Définir tous les mots d’hébreu apparus sur plusieurs millénaires, depuis la Bible et les parchemins de la mer Morte jusqu’à l’argot contemporain: telle est la tâche titanesque que s’est donnée Gabriel Birnbaum.
Portant des lunettes, deux stylos dans la poche de sa chemise et une kippa noire sur la tête, ce chercheur participe au projet de dictionnaire historique de l’Académie d’Israël pour l’hébreu, lancé en 1959.
Cet ouvrage, qui ne devrait pas être achevé avant plusieurs années, doit constituer un outil essentiel pour les universitaires, les écrivains et les linguistes.
L’hébreu a été ressuscité comme langue vernaculaire à la fin du 19e siècle après avoir été utilisé comme langue de culte pendant 1.700 ans.
« Nous faisons quelque chose de très important pour le peuple juif », explique M. Birnbaum à l’AFP, dans son bureau à Jérusalem. « Mais aussi pour la linguistique en général parce que c’est un énorme projet linguistique en soi ».
Le mot « table » en hébreu, par exemple, compte près de 3.000 occurrences, y compris dans le livre de l’Exode, lorsque Dieu dit à Moïse de créer un tabernacle.
Ce genre de dictionnaire existe dans d’autres langues tel le monumental Oxford English Dictionary, mais l’histoire de la renaissance de l’hébreu lui donne un caractère particulier.
Un miracle
A l’époque biblique, cette langue était parlée par les communautés juives.
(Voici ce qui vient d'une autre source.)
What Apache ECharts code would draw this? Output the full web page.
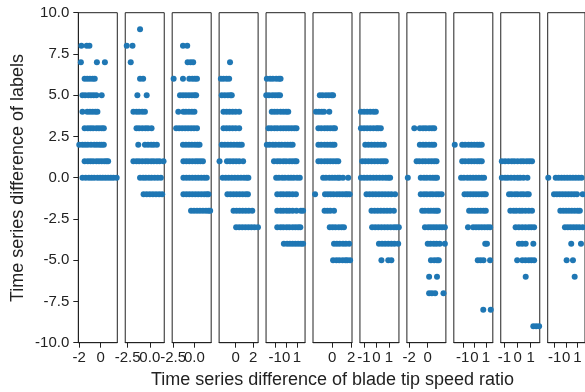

Les Hébreux ont ensuite été contraints à l’exil et leur langue orale a commencé à disparaître, tandis que sa version écrite continuait à être utilisée.
Dix-sept siècles plus tard, au 19e, elle a connu une deuxième vie grâce au mouvement sioniste qui préconisait le retour des juifs sur les terres que leurs lointains ancêtres avaient dû abandonner.
L’hébreu est ensuite devenu une langue officielle de l’Etat d’Israël créé en 1948, une renaissance considérée comme unique dans l’histoire.
« C’est un miracle », résume Gabriel Birnbaum, qui a quitté la Hongrie à l’âge de six ans pour Israël.
Le projet auquel il se consacre s’inscrit dans la lignée des travaux d’Eliezer Ben-Yehuda, considéré comme le père de l’hébreu moderne, par ailleurs essayiste et figure du mouvement sioniste.
Le quartier général du projet abrite d’ailleurs les livres de Ben-Yehuda (1958-1922), qui avait commencé à rédiger le premier dictionnaire d’hébreu moderne à la main.
Aujourd’hui, pas moins d’une vingtaine de personnes travaillent au projet du nouveau dictionnaire.
La plupart des manuscrits anciens et des inscriptions se trouvent en dehors d’Israël, ce qui a nécessité pendant longtemps de recourir à la photocopie.
Plus récemment, certains écrits sont apparus sur internet -mis en ligne par des musées ou des chercheurs- comme le calendrier Gezer, considéré par des experts comme le plus vieux document écrit rédigé en hébreu au 10e siècle avant J.-C.
La tâche est grande
Quelque 50.000 entrées du dictionnaire sont déjà disponibles sur internet ainsi que des analyses linguistiques et des définitions qui ont commencé à être rédigées à partir de 2005.
« L’idée est qu’il y ait à terme une banque de données électronique », explique Steven Fassberg, un des responsables du projet.
« Personne ne peut s’aventurer à prédire combien de temps cela prendra » pour achever cette œuvre, ajoute-t-il.
« Les projets de dictionnaires qui retracent l’histoire de la langue d’une nation sont en général liés à des croyances culturelles et idéologiques sur le statut de la nation, le patriotisme. Mais ce projet m’apparaît comme une exception », note Charlotte Brewer, professeure au collège Hertford d’Oxford, qui étudie le Oxford English Dictionary.
Gabriel Birnbaum est fier de poursuivre le travail engagé par Eliezer Ben-Yehuda.
Dans la pièce où sont exposés les meubles ayant appartenu à ce dernier, il désigne un cadre, où une inscription cite un enseignement traditionnel juif. Elle résume bien sa mission: « La journée est courte et la tâche est grande ».